Conséquence du vieillissement de la population : on assiste à un glissement des indications chirurgicales vers les âges extrêmes, des patients parfois très âgés, sont opérés alors qu’il y a quelques années, ils auraient été récusés. Cette situation nous impose d’adapter les stratégies analgésiques à cette population souvent très âgée et parfois centenaire.
Dans le domaine de l’analgésie chirurgicale, la littérature plaide pour une réduction significative des doses, qui sont par exemple divisées par deux pour les morphiniques puissants au-delà de 65 ou 70 ans, une injection plus lente des produits et un monitorage étroit. « Nous sommes dans une démarche de titration, en évitant le double écueil du surdosage en morphinique et du sous-traitement », souligne le Pr Frédéric Aubrun. Pendant l’intervention, le rémifentanil est privilégié du fait de son effet on-off et de l’absence de risque d’accumulation, paramètre important chez le sujet âgé dont la fonction rénale est volontiers perturbée.
Après l’intervention, la stratégie se fonde sur une association d’antalgiques, en tenant compte de leurs contre-indications et précautions d’emploi. Le paracétamol est administré à une posologie équivalente à celle des sujets plus jeunes, sauf dans certaines situations (dénutrition, risque de perturbation des fonctions hépatiques). Le néfopam a des contre-indications mais il permet d’améliorer le confort des patients après l’intervention. Les anti-inflammatoires non stéroïdiens, très utilisés en chirurgie orthopédique et gynécologique, exposent à des complications lorsque la fonction rénale est perturbée, parfois après une seule dose. « Il s’agit donc d’un choix raisonné et raisonnable », poursuit le Pr Aubrun.
Les techniques d’analgésie loco-régionale sont très intéressantes dans la population âgée. Le recours aux blocs plexiques et tronculaires doit être envisagé y compris dans les situations d’urgence, le geste étant facilité par l’échographie. Le patient doit bien sûr être informé de l’intérêt de ce type d’analgésie et de ce qu’il va ressentir pendant l’intervention. Autres techniques : la péridurale ou la rachi-anesthésie, avec une réduction des doses afin de limiter au maximum les conséquences hémodynamiques.
Cette stratégie multimodale doit s’inscrire dans la durée, avec une réévaluation régulière de la douleur. L’échelle visuelle analogique n’est pas adaptée car elle est mal comprise par la moitié des patients. Chez les sujets pouvant communiquer, la douleur est évaluée par une échelle numérique ou une échelle verbale simple, ce qui permet d’affiner les protocoles et d’adapter les doses.
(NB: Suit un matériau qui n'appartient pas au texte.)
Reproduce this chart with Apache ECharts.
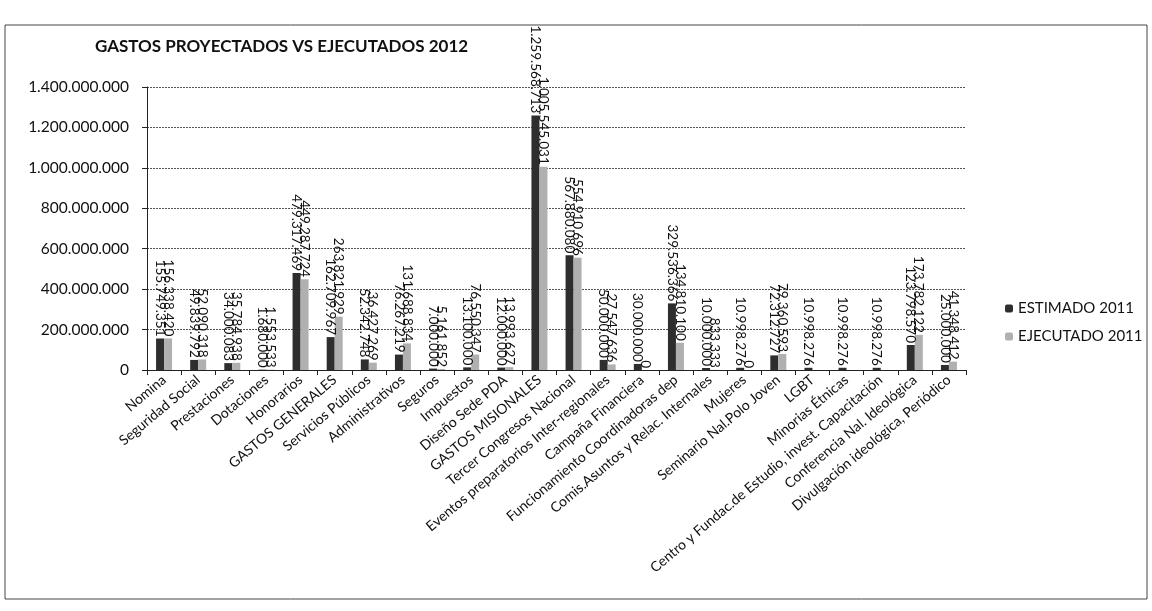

En l’absence de communication, ce qui est assez fréquent, l’échelle Algoplus, proposée par le collectif Doloplus est utilisée.
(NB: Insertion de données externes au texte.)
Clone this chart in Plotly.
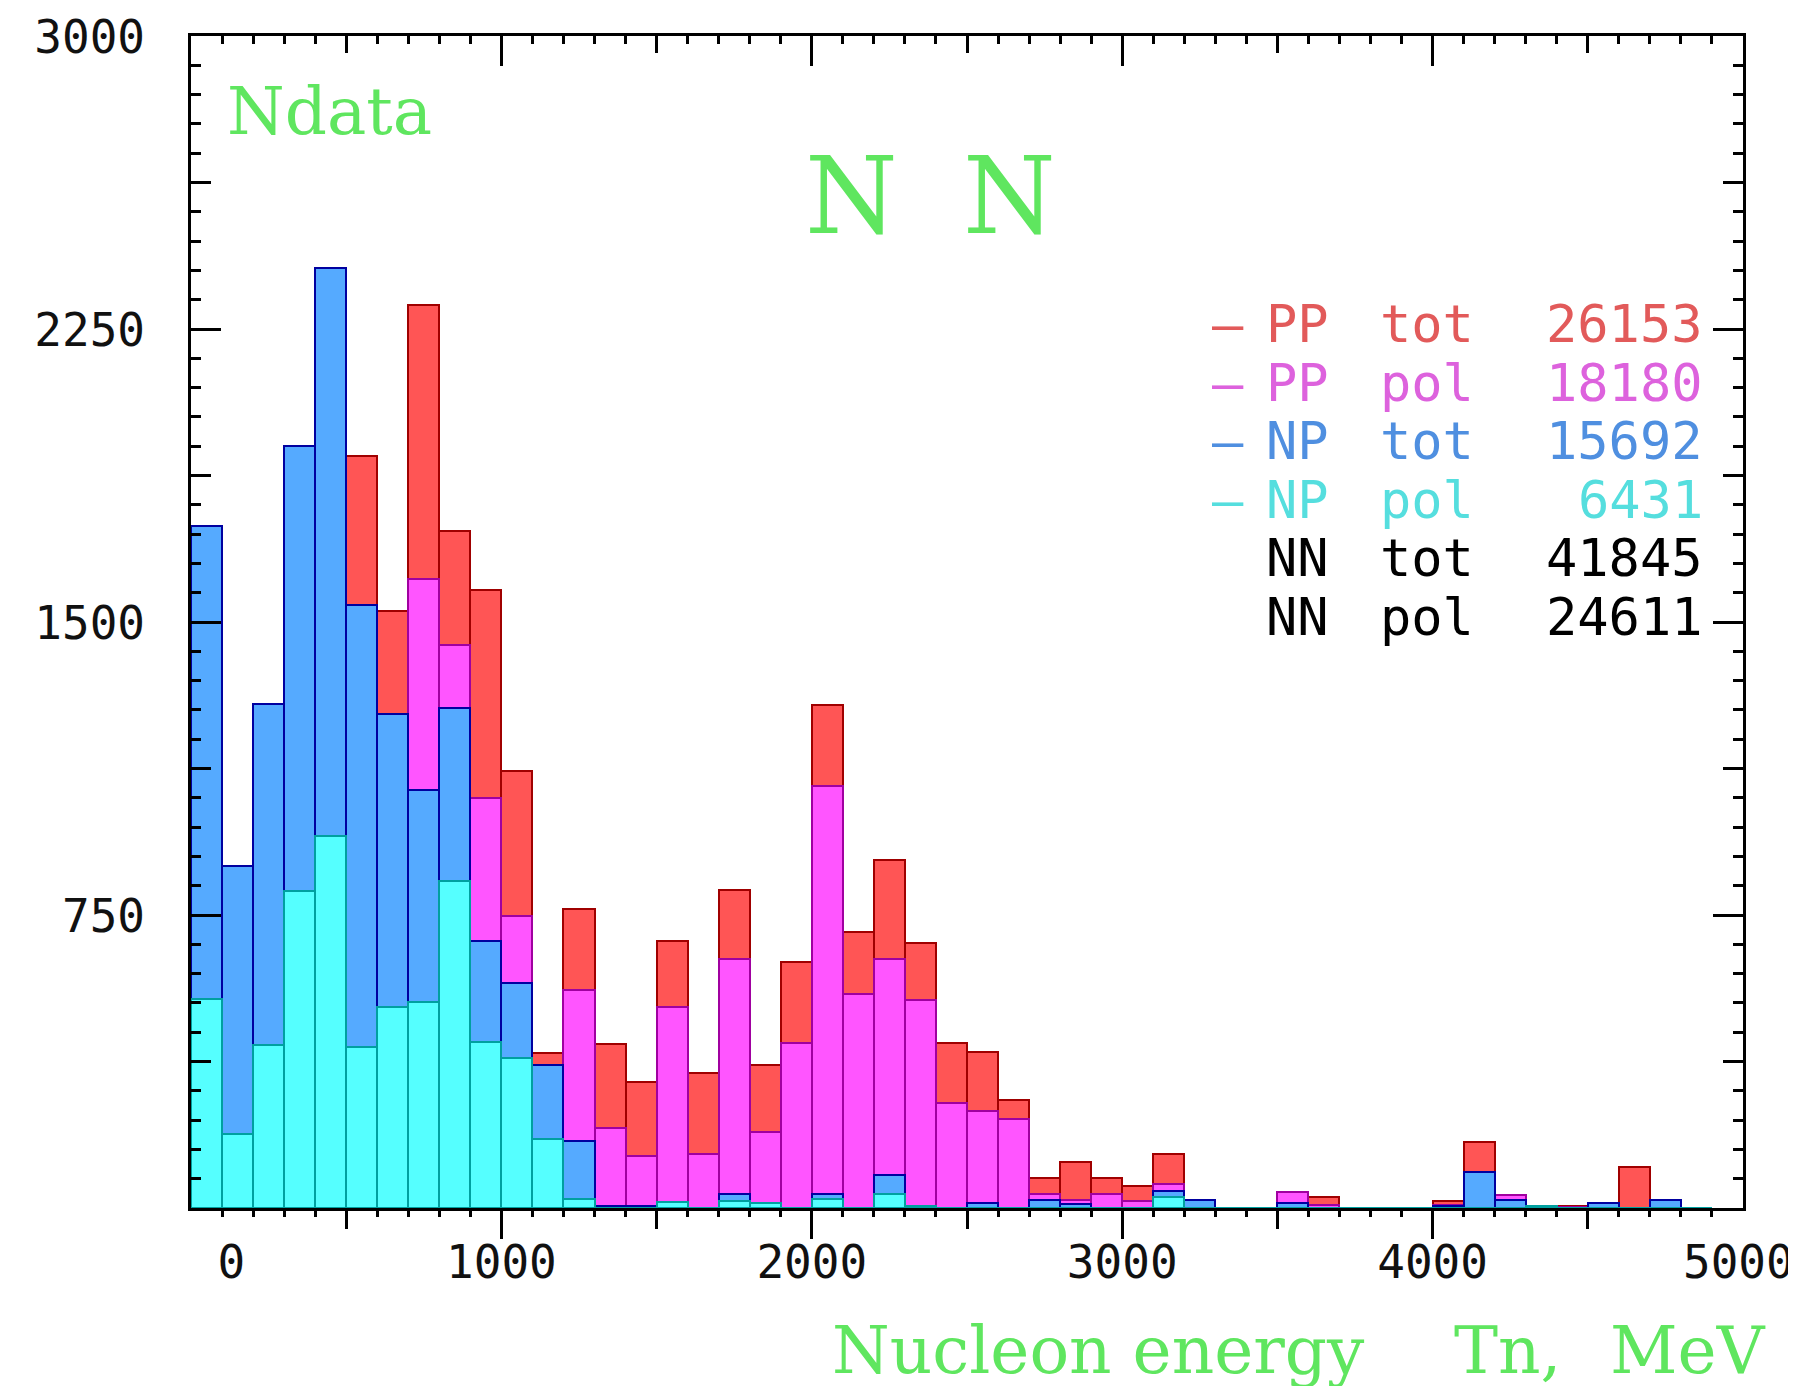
import plotly.graph_objects as go

# ---------------- data (100 MeV bins, left edges) ----------------
bin_start = list(range(0, 4900, 100))

pp_tot = [1300, 700, 1000, 1200, 1500, 1924, 1528, 2311, 1732, 1582,
          1119, 398, 765, 420, 323, 683, 345, 815, 367, 629,
          1287, 706, 891, 678, 422, 400, 276, 78, 117, 78,
          57, 139, 0, 0, 0, 40, 28, 0, 0, 0,
          19, 169, 30, 0, 4, 0, 106, 0, 0]
pp_pol = [900, 500, 800, 1100, 1300, 1100, 900, 1609, 1440, 1049,
          748, 330, 558, 204, 134, 515, 137, 637, 194, 422,
          1079, 547, 637, 532, 270, 249, 227, 37, 20, 37,
          18, 62, 0, 0, 0, 41, 8, 0, 0, 0,
          8, 50, 34, 0, 3, 0, 0, 0, 0]
np_tot = [1746, 875, 1291, 1951, 2405, 1544, 1265, 1070, 1280, 683,
          576, 366, 171, 6, 6, 0, 0, 35, 0, 0,
          35, 0, 84, 0, 0, 14, 0, 20, 9, 0,
          0, 43, 20, 0, 0, 12, 0, 0, 0, 0,
          5, 92, 21, 0, 0, 13, 0, 21, 0]
np_pol = [535, 189, 417, 812, 951, 411, 515, 528, 838, 424,
          384, 177, 23, 0, 0, 15, 0, 18, 14, 0,
          23, 0, 37, 5, 0, 0, 0, 0, 0, 0,
          0, 27, 0, 0, 0, 0, 0, 0, 0, 0,
          0, 0, 0, 5, 0, 0, 0, 0, 0]

series_names = ["PP tot", "PP pol", "NP tot", "NP pol"]
fill_colors = ["#ff5555", "#ff55ff", "#55aaff", "#55ffff"]
edge_colors = ["#a00000", "#a000a0", "#0000a0", "#00a0a0"]

x_label_vals = [130, 1000, 2000, 3000, 4000, 4985]
x_label_text = ["0", "1000", "2000", "3000", "4000", "5000"]
y_label_vals = [750, 1500, 2250, 3000]
y_label_text = ["750", "1500", "2250", "3000"]

legend_names = ["PP", "PP", "NP", "NP", "NN", "NN"]
legend_kinds = ["tot", "pol", "tot", "pol", "tot", "pol"]
legend_counts = ["26153", "18180", "15692", "6431", "41845", "24611"]
legend_colors = ["#e25a5a", "#dd62dd", "#4f8fe0", "#55dede", "#000000", "#000000"]
legend_dash = [True, True, True, True, False, False]

# ---------------- geometry ----------------
W_FIG, H_FIG = 1796, 1386
L, R, T, B = 183, 1735, 28, 1200
PW, PH = R - L, B - T


def px(p):
    return (p - L) / PW


def py(p):
    return (B - p) / PH


GREEN = "#5fe65f"
MONO = "DejaVu Sans Mono"
SERIF = "DejaVu Serif"

fig = go.Figure()
for name, vals, fc, ec in zip(series_names, [pp_tot, pp_pol, np_tot, np_pol], fill_colors, edge_colors):
    fig.add_trace(go.Bar(x=bin_start, y=vals, width=100, offset=0, name=name,
                         marker=dict(color=fc, line=dict(color=ec, width=2)),
                         showlegend=False))

# tick positions (three tick levels on each side of the frame)
x_long = [1000, 2000, 3000, 4000]
x_med = [500, 1500, 2500, 3500, 4500]
x_small = [v for v in range(100, 5000, 100)]
y_long = [750, 1500, 2250]
y_med = [375, 1125, 1875, 2625]
y_small = [v for v in range(75, 3000, 75)]

cx = dict(range=[0, 5000], showgrid=False, zeroline=False, showline=False,
          showticklabels=False, automargin=False, fixedrange=True,
          tickmode="array", tickcolor="black", tickwidth=2.5)
cy = dict(range=[0, 3000], showgrid=False, zeroline=False, showline=False,
          showticklabels=False, automargin=False, fixedrange=True,
          tickmode="array", tickcolor="black", tickwidth=2.5)

layout = dict(
    width=W_FIG, height=H_FIG, template="none",
    paper_bgcolor="white", plot_bgcolor="white",
    margin=dict(l=L, r=W_FIG - R, t=T, b=H_FIG - B, pad=0),
    barmode="overlay", bargap=0, showlegend=False,
    xaxis=dict(cx, showline=True, linecolor="black", linewidth=2.5, mirror=True,
               tickvals=x_label_vals, ticktext=x_label_text, ticks="",
               showticklabels=True, ticklabelstandoff=12, ticklabeloverflow="allow",
               tickfont=dict(family=MONO, size=46, color="#111111")),
    xaxis2=dict(cx, overlaying="x", anchor="y", side="bottom", tickvals=x_long, ticks="outside", ticklen=30),
    xaxis3=dict(cx, overlaying="x", anchor="y", side="bottom", tickvals=x_med, ticks="outside", ticklen=20),
    xaxis4=dict(cx, overlaying="x", anchor="y", side="bottom", tickvals=x_small, ticks="outside", ticklen=8),
    xaxis5=dict(cx, overlaying="x", anchor="y", side="top", tickvals=x_long, ticks="inside", ticklen=30),
    xaxis6=dict(cx, overlaying="x", anchor="y", side="top", tickvals=x_med, ticks="inside", ticklen=17),
    xaxis7=dict(cx, overlaying="x", anchor="y", side="top", tickvals=x_small, ticks="inside", ticklen=8),
    yaxis=dict(cy, showline=True, linecolor="black", linewidth=2.5, mirror=True,
               tickvals=y_label_vals, ticktext=y_label_text, ticks="inside", ticklen=30,
               showticklabels=True, ticklabelstandoff=34, ticklabelshift=1,
               ticklabeloverflow="allow",
               tickfont=dict(family=MONO, size=46, color="#111111")),
    yaxis2=dict(cy, overlaying="y", anchor="x", side="left", tickvals=y_med, ticks="inside", ticklen=20),
    yaxis3=dict(cy, overlaying="y", anchor="x", side="left", tickvals=y_small, ticks="inside", ticklen=10),
    yaxis4=dict(cy, overlaying="y", anchor="x", side="right", tickvals=y_long, ticks="inside", ticklen=30),
    yaxis5=dict(cy, overlaying="y", anchor="x", side="right", tickvals=y_med, ticks="inside", ticklen=20),
    yaxis6=dict(cy, overlaying="y", anchor="x", side="right", tickvals=y_small, ticks="inside", ticklen=10),
)
fig.update_layout(**layout)

# empty helper traces so that the overlaying tick-only axes get drawn
for xa, ya in [("x2", "y"), ("x3", "y"), ("x4", "y"), ("x5", "y"), ("x6", "y"), ("x7", "y"),
               ("x", "y2"), ("x", "y3"), ("x", "y4"), ("x", "y5"), ("x", "y6")]:
    fig.add_trace(go.Scatter(x=[None], y=[None], xaxis=xa, yaxis=ya, mode="markers",
                             showlegend=False, hoverinfo="skip"))

ann = []
ann.append(dict(text="Ndata", x=px(217), y=py(103), xanchor="left", yanchor="middle",
                font=dict(family=SERIF, size=66, color=GREEN)))
ann.append(dict(text="N", x=px(843), y=py(188), xanchor="center", yanchor="middle",
                font=dict(family=SERIF, size=106, color=GREEN)))
ann.append(dict(text="N", x=px(1001), y=py(188), xanchor="center", yanchor="middle",
                font=dict(family=SERIF, size=106, color=GREEN)))
ann.append(dict(text="Nucleon energy", x=px(822), y=py(1342), xanchor="left", yanchor="middle",
                font=dict(family=SERIF, size=66, color=GREEN)))
ann.append(dict(text="Tn,", x=px(1500), y=py(1342), xanchor="center", yanchor="middle",
                font=dict(family=SERIF, size=66, color=GREEN)))
ann.append(dict(text="MeV", x=px(1760), y=py(1342), xanchor="right", yanchor="middle",
                font=dict(family=SERIF, size=66, color=GREEN)))

row_y0, row_step = 316, 58.6
for i, (nm, kd, ct, col, dash) in enumerate(zip(legend_names, legend_kinds, legend_counts,
                                                  legend_colors, legend_dash)):
    yy = py(row_y0 + i * row_step)
    f = dict(family=MONO, size=52, color=col)
    if dash:
        ann.append(dict(text="\u2014", x=px(1220), y=yy, xanchor="center", yanchor="middle", font=f))
    ann.append(dict(text=nm, x=px(1256), y=yy, xanchor="left", yanchor="middle", font=f))
    ann.append(dict(text=kd, x=px(1370), y=yy, xanchor="left", yanchor="middle", font=f))
    ann.append(dict(text=ct, x=px(1697), y=yy, xanchor="right", yanchor="middle", font=f))

for a in ann:
    a.update(xref="paper", yref="paper", showarrow=False)
fig.update_layout(annotations=ann)

fig.write_html("out.html")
Malgré l’anticipation de l’analgésie au bloc opératoire, les patients ont parfois des douleurs (plus ou moins bien exprimées) à la sortie du bloc. Il faut les calmer en salle de surveillance post-interventionnelle, si besoin par des bolus intraveineux de morphine toutes les 5 minutes, à dose réduite, avec une surveillance étroite. « Il est essentiel de ne pas laisser souffrir un patient âgé au prétexte qu’il élimine plus lentement les médicaments, car la douleur expose à un risque de souffrance myocardique et de troubles des fonctions cognitives. A plus long terme, elle peut se chroniciser et compromettre les résultats d’une chirurgie du genou ou de la hanche notamment.
« Il faut tout de même souligner la nécessité de distinguer l’âge chronologique et l’âge physiologique : Nous prenons en charge des patients de 60 ans en grande misère physiologique, et des patients de 85 ans, en très bon état général. Même qu’il existe des modifications pharmacologiques liées à l’âge des agents que nous utilisons pour soulager la douleur, il n’en demeure pas moins que nous devons tenir compte du parcours personnel du patient dans leur prise en charge au bloc opératoire, en particulier sur le plan de leur analgésie périopératoire » conclut le Pr Aubrun.
D’après un entretien avec le Pr Frédéric Aubrun, chef du service d’anesthésie réanimation, hôpital de la Croix-Rousse, Lyon.